For the past 10 years, Siarnicki has worked “side by side” with Bruno on many of the initiatives the NFFF has taken, notably with the annual Fallen Firefighters Memorial Weekend.
“He was just an amazing guy,” Siarnicki said, noting that it was Bruno who hired him as the foundation’s executive director 10 years ago.
He was a native of Chicago and had a 60-plus year career in journalism retiring in 1999 from ABC News where he was political director and host of the weekly talk show “Hal Bruno’s Washington.” He was a frequent television political panelist and covered every national election since 1960.

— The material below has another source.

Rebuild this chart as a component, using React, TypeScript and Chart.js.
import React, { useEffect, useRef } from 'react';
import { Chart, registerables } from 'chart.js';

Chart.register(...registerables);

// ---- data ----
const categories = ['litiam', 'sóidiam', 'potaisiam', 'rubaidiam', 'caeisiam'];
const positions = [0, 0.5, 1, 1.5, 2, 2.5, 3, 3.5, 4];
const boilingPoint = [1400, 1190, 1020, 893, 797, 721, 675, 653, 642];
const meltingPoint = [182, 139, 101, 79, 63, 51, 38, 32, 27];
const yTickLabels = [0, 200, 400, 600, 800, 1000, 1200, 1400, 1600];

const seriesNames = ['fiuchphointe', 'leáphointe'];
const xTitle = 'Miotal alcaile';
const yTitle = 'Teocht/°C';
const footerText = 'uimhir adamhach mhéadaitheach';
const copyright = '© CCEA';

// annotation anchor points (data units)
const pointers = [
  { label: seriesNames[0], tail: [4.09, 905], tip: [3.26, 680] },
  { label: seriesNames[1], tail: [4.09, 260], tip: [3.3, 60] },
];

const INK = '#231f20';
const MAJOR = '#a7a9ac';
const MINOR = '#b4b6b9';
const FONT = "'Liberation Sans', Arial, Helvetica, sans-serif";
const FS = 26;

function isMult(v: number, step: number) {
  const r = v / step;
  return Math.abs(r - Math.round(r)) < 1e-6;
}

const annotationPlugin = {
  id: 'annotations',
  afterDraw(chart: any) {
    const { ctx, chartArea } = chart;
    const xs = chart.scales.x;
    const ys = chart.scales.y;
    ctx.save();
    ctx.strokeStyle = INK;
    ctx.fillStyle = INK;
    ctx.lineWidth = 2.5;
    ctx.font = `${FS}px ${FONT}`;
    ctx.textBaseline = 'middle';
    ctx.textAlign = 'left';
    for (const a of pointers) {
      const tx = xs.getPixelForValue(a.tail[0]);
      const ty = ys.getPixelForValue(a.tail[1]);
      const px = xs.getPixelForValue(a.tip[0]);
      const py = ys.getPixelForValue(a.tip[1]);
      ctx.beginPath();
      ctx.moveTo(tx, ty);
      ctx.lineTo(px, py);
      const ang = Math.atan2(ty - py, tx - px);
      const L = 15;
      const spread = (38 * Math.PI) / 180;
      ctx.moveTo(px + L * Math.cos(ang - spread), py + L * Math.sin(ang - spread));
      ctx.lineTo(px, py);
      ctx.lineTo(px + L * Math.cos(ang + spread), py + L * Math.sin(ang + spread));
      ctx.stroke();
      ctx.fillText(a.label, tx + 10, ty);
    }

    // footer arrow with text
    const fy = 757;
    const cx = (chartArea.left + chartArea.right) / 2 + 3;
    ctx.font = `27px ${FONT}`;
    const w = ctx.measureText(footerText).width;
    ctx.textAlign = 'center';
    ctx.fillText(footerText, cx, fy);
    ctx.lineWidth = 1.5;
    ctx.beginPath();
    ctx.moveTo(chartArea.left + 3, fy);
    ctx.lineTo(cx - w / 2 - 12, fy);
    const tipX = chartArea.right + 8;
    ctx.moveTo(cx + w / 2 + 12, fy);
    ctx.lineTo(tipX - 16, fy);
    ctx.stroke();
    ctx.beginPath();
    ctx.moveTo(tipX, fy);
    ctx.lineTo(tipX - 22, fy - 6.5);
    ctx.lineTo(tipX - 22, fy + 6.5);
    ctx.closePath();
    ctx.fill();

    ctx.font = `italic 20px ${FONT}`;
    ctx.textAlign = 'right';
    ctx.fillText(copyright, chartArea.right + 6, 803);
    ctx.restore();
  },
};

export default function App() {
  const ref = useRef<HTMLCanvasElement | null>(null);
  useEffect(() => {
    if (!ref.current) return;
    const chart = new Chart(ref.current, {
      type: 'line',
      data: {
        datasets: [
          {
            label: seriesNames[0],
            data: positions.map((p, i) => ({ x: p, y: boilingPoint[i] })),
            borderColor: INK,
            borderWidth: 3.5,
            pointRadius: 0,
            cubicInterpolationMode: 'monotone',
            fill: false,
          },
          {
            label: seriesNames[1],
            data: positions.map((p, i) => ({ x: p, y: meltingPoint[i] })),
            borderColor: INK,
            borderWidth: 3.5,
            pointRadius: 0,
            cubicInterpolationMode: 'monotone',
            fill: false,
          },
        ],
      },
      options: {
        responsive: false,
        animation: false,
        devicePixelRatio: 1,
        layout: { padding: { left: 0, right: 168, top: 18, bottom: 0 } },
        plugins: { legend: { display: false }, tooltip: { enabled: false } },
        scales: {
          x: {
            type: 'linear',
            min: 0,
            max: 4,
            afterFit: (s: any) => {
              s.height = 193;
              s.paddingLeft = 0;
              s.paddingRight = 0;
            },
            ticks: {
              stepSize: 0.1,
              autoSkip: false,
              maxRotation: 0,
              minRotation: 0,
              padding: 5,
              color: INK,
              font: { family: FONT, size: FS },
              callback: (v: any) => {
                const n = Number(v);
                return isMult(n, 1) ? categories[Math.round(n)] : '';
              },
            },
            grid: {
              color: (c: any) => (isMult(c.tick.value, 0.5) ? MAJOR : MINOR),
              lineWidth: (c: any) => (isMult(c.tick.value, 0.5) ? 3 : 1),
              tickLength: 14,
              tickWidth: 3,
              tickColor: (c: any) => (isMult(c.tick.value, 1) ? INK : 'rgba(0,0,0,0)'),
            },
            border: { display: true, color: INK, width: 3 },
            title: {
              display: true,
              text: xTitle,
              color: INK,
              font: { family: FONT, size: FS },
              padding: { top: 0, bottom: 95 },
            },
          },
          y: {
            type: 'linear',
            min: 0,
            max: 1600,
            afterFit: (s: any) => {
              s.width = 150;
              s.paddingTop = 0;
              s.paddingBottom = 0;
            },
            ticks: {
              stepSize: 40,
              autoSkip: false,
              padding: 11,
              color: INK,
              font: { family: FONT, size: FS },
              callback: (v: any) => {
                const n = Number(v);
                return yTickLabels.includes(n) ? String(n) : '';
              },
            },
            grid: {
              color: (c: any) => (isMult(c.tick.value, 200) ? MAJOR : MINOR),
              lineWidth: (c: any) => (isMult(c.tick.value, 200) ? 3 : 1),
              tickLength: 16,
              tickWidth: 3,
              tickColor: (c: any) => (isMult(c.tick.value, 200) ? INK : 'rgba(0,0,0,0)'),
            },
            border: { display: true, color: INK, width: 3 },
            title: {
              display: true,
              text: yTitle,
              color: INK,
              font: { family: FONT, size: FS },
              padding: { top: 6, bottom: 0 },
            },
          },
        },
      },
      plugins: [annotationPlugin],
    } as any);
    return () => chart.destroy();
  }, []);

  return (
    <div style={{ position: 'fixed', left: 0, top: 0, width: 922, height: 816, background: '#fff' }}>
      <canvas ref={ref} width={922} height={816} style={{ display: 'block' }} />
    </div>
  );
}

Bruno combined his love of journalism and his passion for the fire service by becoming one of the original contributing editors for Firehouse magazine since its founding in 1976, having published countless articles in print and on line with Firehouse.com reflecting on the state of the fire service and personal observations from more than half a century in the fire service. He drew upon his experiences as a director of the Chevy Chase, Md. Fire Department and as chairman of the NFFF.
Bruno was appointed chairman of the NFFF in 1999, a distinction he held until his retirement in 2008. During that time, according to the NFFF, Bruno expanded services and resources for survivors, including workshops, conferences and scholarships. He also developed safety initiatives for firefighters and advanced safe practices to help reduce the number of line of duty deaths and injuries.
That passion for safety was something Siarnicki saw firsthand while on the job in Prince George's County, Md. Siarnicki, who later served as chief of the department, said this morning that he worked on a fire sprinkler initiative in Prince George’s county after a tragic house fire in which several children perished. That tragedy sparked a two-page spread in the Washington Post newspaper that helped advance the cause of residential sprinklers, Siarnicki said.
As a result of that article, Hal became aware of Siarnicki’s, and Prince George’s county’s efforts, and wrote a column about it for Firehouse Magazine. This began the long term relationship between the two.
“He was an amazing guy who took that tragedy and made something good from it,” Siarnicki said.
Siarnicki shared a humorous story about how he got the job with NFFF and how Bruno offered it to him.
After seeing an advertisement for the position in Firehouse magazine, Siarnicki said he decided to apply for the post “just to see what it was like to look for a job.”
“I had been chief of Prince George (Md.) for 26 years and I thought it was time to at least start looking for something else,” he said. “I hadn’t even had so much as an interview in all those years.”
So he sent the application to NFFF and a couple of weeks later, Bruno called him.
“He asked me if I was serious about the application,” Siarnicki said, adding that he had send the application mostly for practice in case the day came when it was time to do something different. “He laughed and then told me the job was mine if I wanted it.”
That was 10 years ago and Siarnicki said it was a privileged to work with Bruno on something he is also passionate about.